## Work to be completed:
Take the lines from the beginning of the material through the line containing "from matplotlib.ticker import" and retype them exactly, leaving the pictures out.

## Data block:

■ ■ ■ ■ ■ ■ ■

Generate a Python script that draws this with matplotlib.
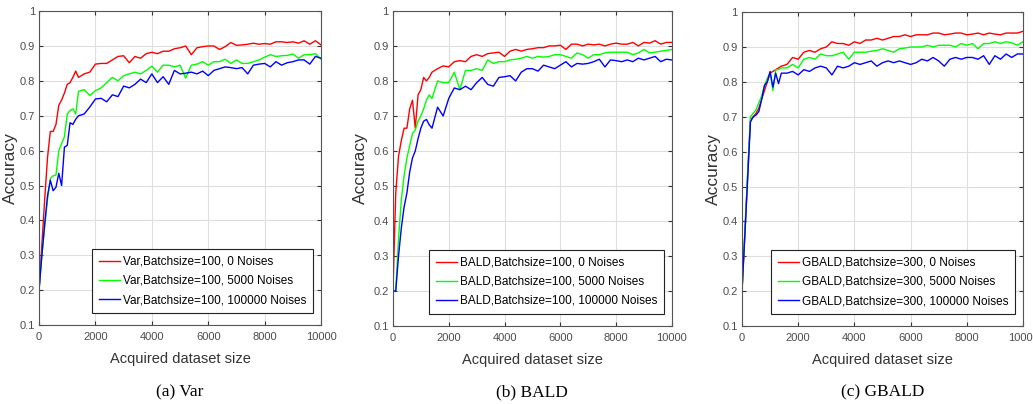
import numpy as np
import matplotlib
matplotlib.use("Agg")
import matplotlib.pyplot as plt
from matplotlib.ticker import FormatStrFormatter

# shared x positions (acquired dataset size)
x_size = list(range(0, 1500, 100)) + list(range(1600, 10001, 200))

# (a) Var
var_0 = [0.2, 0.33, 0.46, 0.58, 0.655, 0.655, 0.675, 0.73, 0.745, 0.765, 0.79, 0.795, 0.81, 0.828, 0.81,
         0.82, 0.825, 0.848, 0.85, 0.85, 0.86, 0.87, 0.872, 0.852, 0.87,
         0.865, 0.878, 0.882, 0.878, 0.885, 0.885, 0.892, 0.895, 0.9, 0.875,
         0.895, 0.898, 0.9, 0.9, 0.89, 0.898, 0.91, 0.902, 0.903, 0.905,
         0.908, 0.905, 0.907, 0.905, 0.912, 0.912, 0.91, 0.912, 0.908, 0.915,
         0.905, 0.915, 0.903]
var_5000 = [0.2, 0.3, 0.38, 0.46, 0.52, 0.528, 0.53, 0.6, 0.62, 0.64, 0.705, 0.715, 0.72, 0.705, 0.77,
            0.775, 0.758, 0.772, 0.78, 0.795, 0.81, 0.80, 0.815, 0.82, 0.825,
            0.82, 0.83, 0.842, 0.825, 0.845, 0.845, 0.84, 0.845, 0.808, 0.845,
            0.848, 0.855, 0.845, 0.855, 0.855, 0.862, 0.85, 0.86, 0.85, 0.85,
            0.855, 0.86, 0.868, 0.875, 0.87, 0.872, 0.873, 0.877, 0.865, 0.875,
            0.875, 0.878, 0.862]
var_100000 = [0.2, 0.3, 0.39, 0.47, 0.515, 0.485, 0.495, 0.535, 0.5, 0.61, 0.615, 0.68, 0.675, 0.69, 0.7,
              0.705, 0.725, 0.748, 0.75, 0.74, 0.76, 0.755, 0.785, 0.78, 0.79,
              0.805, 0.795, 0.82, 0.795, 0.812, 0.79, 0.83, 0.82, 0.822, 0.825,
              0.82, 0.828, 0.815, 0.83, 0.835, 0.84, 0.838, 0.835, 0.838, 0.82,
              0.845, 0.848, 0.85, 0.84, 0.855, 0.845, 0.852, 0.855, 0.86, 0.86,
              0.848, 0.87, 0.865]

# (b) BALD
bald_0 = [0.2, 0.48, 0.585, 0.63, 0.665, 0.665, 0.72, 0.745, 0.665, 0.76, 0.775, 0.81, 0.8, 0.81, 0.825,
          0.835, 0.843, 0.84, 0.855, 0.858, 0.855, 0.87, 0.875, 0.87, 0.878,
          0.88, 0.882, 0.87, 0.885, 0.89, 0.885, 0.89, 0.892, 0.895, 0.895,
          0.9, 0.9, 0.902, 0.89, 0.905, 0.905, 0.9, 0.905, 0.903, 0.905,
          0.9, 0.905, 0.908, 0.905, 0.905, 0.91, 0.9, 0.91, 0.908, 0.915,
          0.905, 0.91, 0.91]
bald_5000 = [0.2, 0.2, 0.35, 0.46, 0.53, 0.58, 0.615, 0.65, 0.66, 0.685, 0.7, 0.72, 0.745, 0.76, 0.75,
             0.8, 0.795, 0.795, 0.825, 0.775, 0.83, 0.83, 0.835, 0.83, 0.86,
             0.85, 0.855, 0.855, 0.86, 0.862, 0.865, 0.87, 0.865, 0.87, 0.868,
             0.87, 0.875, 0.875, 0.87, 0.865, 0.88, 0.875, 0.865, 0.875, 0.875,
             0.88, 0.882, 0.882, 0.882, 0.882, 0.875, 0.88, 0.89, 0.88, 0.882,
             0.885, 0.887, 0.89]
bald_100000 = [0.2, 0.2, 0.3, 0.38, 0.44, 0.48, 0.54, 0.58, 0.6, 0.635, 0.665, 0.685, 0.69, 0.675, 0.665,
               0.725, 0.70, 0.75, 0.78, 0.775, 0.785, 0.775, 0.795, 0.81, 0.79,
               0.785, 0.81, 0.812, 0.815, 0.8, 0.825, 0.835, 0.835, 0.828, 0.845,
               0.84, 0.835, 0.845, 0.855, 0.84, 0.85, 0.848, 0.85, 0.855, 0.862,
               0.84, 0.86, 0.858, 0.855, 0.86, 0.855, 0.865, 0.86, 0.865, 0.87,
               0.855, 0.862, 0.86]

# (c) GBALD
gbald_0 = [0.2, 0.36, 0.53, 0.69, 0.7, 0.71, 0.725, 0.75, 0.775, 0.8, 0.825, 0.83, 0.835, 0.84, 0.845,
           0.85, 0.87, 0.865, 0.885, 0.89, 0.885, 0.895, 0.9, 0.915, 0.91,
           0.91, 0.905, 0.915, 0.91, 0.92, 0.92, 0.925, 0.92, 0.925, 0.93,
           0.93, 0.935, 0.93, 0.935, 0.935, 0.935, 0.94, 0.94, 0.935, 0.937,
           0.94, 0.94, 0.935, 0.937, 0.94, 0.935, 0.94, 0.937, 0.935, 0.94,
           0.94, 0.94, 0.945]
gbald_5000 = [0.2, 0.37, 0.54, 0.7, 0.71, 0.72, 0.74, 0.76, 0.79, 0.81, 0.825, 0.775, 0.835, 0.835, 0.84,
              0.84, 0.85, 0.84, 0.865, 0.87, 0.865, 0.88, 0.875, 0.875, 0.88,
              0.885, 0.865, 0.885, 0.885, 0.885, 0.888, 0.89, 0.895, 0.89, 0.885,
              0.895, 0.897, 0.9, 0.9, 0.9, 0.905, 0.9, 0.905, 0.905, 0.905,
              0.9, 0.91, 0.905, 0.91, 0.895, 0.91, 0.91, 0.915, 0.91, 0.915,
              0.912, 0.905, 0.915]
gbald_100000 = [0.2, 0.36, 0.52, 0.685, 0.7, 0.705, 0.715, 0.75, 0.79, 0.8, 0.83, 0.785, 0.825, 0.795, 0.825,
                0.825, 0.83, 0.82, 0.835, 0.83, 0.84, 0.845, 0.84, 0.82, 0.845,
                0.84, 0.845, 0.855, 0.85, 0.855, 0.86, 0.845, 0.855, 0.86, 0.855,
                0.86, 0.855, 0.85, 0.855, 0.865, 0.86, 0.87, 0.86, 0.845, 0.865,
                0.87, 0.865, 0.87, 0.87, 0.865, 0.875, 0.85, 0.875, 0.865, 0.88,
                0.87, 0.88, 0.88]

noise_labels = ["0 Noises", "5000 Noises", "100000 Noises"]
line_colors = ["#ff0000", "#00ff00", "#0000ff"]

panels = [
    ("Var,Batchsize=100, ", [var_0, var_5000, var_100000], "(a) Var"),
    ("BALD,Batchsize=100, ", [bald_0, bald_5000, bald_100000], "(b) BALD"),
    ("GBALD,Batchsize=300, ", [gbald_0, gbald_5000, gbald_100000], "(c) GBALD"),
]

# axes boxes in figure fractions [left, bottom, width, height]
boxes = [
    [0.0378, 0.1955, 0.2730, 0.7770],
    [0.3804, 0.1930, 0.2700, 0.7800],
    [0.7183, 0.1930, 0.2720, 0.7770],
]
ylabel_x = [-0.102, -0.115, -0.102]

plt.rcParams['font.family'] = 'Liberation Sans'

fig = plt.figure(figsize=(10.33, 4.04), dpi=100)

for (prefix, series, caption), box, lx in zip(panels, boxes, ylabel_x):
    ax = fig.add_axes(box)
    for ys, col, nl in zip(series, line_colors, noise_labels):
        ax.plot(x_size, ys, color=col, linewidth=1.0, label=prefix + nl)

    ax.set_xlim(0, 10000)
    ax.set_ylim(0.1, 1.0)
    ax.set_xticks(np.arange(0, 10001, 2000))
    ax.set_yticks(np.arange(0.1, 1.01, 0.1))
    ax.yaxis.set_major_formatter(FormatStrFormatter('%g'))

    # matlab-ish look
    ax.grid(True, color='#dedede', linewidth=0.8)
    ax.set_axisbelow(True)
    for sp in ax.spines.values():
        sp.set_color('#555555')
        sp.set_linewidth(0.8)
    ax.tick_params(direction='in', length=3, width=0.8, color='#333333',
                   labelcolor='#4d4d4d', labelsize=8, top=True, right=True)
    ax.tick_params(axis='x', pad=5)
    ax.tick_params(axis='y', pad=3)

    ax.set_xlabel('Acquired dataset size', fontsize=10.5, color='#333333', labelpad=7)
    ax.set_ylabel('Accuracy', fontsize=12.5, color='#333333')
    ax.yaxis.label.set_va('center')
    ax.yaxis.set_label_coords(lx, 0.5)

    leg = ax.legend(loc='lower right', bbox_to_anchor=(0.972, 0.038), fontsize=8.5,
                    frameon=True, fancybox=False, framealpha=1, edgecolor='#222222',
                    handlelength=1.8, handletextpad=0.2, labelspacing=0.6,
                    borderpad=0.6, borderaxespad=0)
    leg.get_frame().set_linewidth(0.8)

    fig.text(box[0] + box[2] / 2, 0.018, caption, ha='center', va='baseline',
             fontsize=12.5, family='Liberation Serif', color='black')

fig.savefig('out.png', dpi=100)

■ ■ ■ ■ ■ ■ ■

## Solution to the exercise:
Generate a Python script that draws this with matplotlib.
import numpy as np
import matplotlib
matplotlib.use("Agg")
import matplotlib.pyplot as plt
from matplotlib.ticker import FormatStrFormatter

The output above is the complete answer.